RE: Photons and determinism, part 2
March 1, 2015 at 8:17 pm
(This post was last modified: March 1, 2015 at 8:18 pm by bennyboy.)
(March 1, 2015 at 2:33 pm)Surgenator Wrote: If you have 100 photons ,released in 0.1 second intervals, from the moon, all heading toward the same eye on earth (takes about 1.2 seconds), how many will actually hit the eye? According to your logic, all 100 of them.I've said nothing like this, and I didn't realize that your misunderstanding of my idea was so deep. I think there is a total disconnect between what you think I'm saying and what I'm actually saying.
I'm saying that since a photon is timeless, it is not subject to causal influences, and that wherever it happens to land, that's where it was always going to land, right from the start. Therefore, even if QM events can lead to a butterfly effect (for example), the apparently random or unpredictable states cannot be non-deterministic.
Quote:Determinism requires that the same initial conditions leads to the same results.No. Determinism requires that one initial condition can only lead to one result.

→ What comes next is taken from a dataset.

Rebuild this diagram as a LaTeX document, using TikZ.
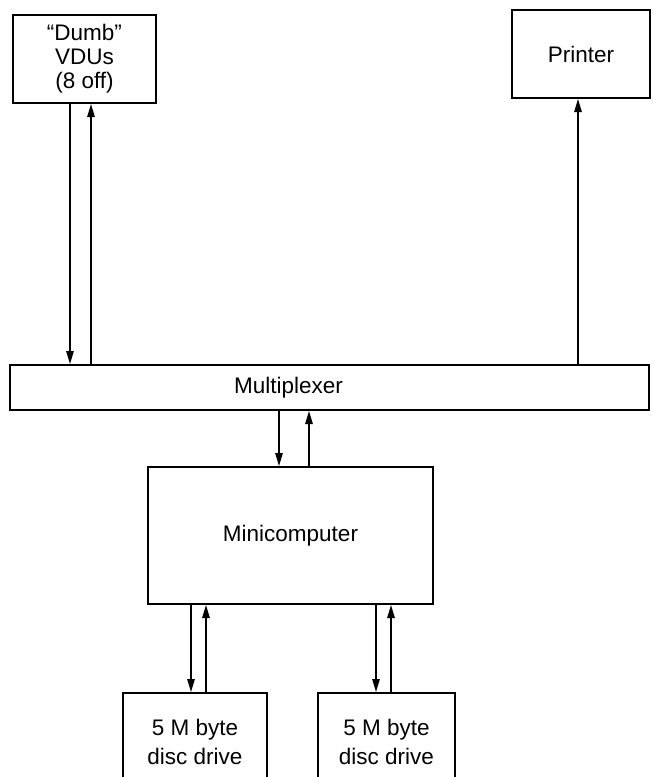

(March 1, 2015 at 11:00 am)IATIA Wrote:Right. And I'm extending that scientific reality into a philosophical argument: "c" therefore determinism.(March 1, 2015 at 8:41 am)bennyboy Wrote: The hitting the eye isn't the proof. It is the lack of the passage of time which means we must mold our understanding of the universe primarily around light.Basically, we do. Think of light as the 'numeral one' of QM. Everything in mathematics is based on numeral one. Yet the numeral one is mostly useless on it's own. Complex operations with one, basically yield one.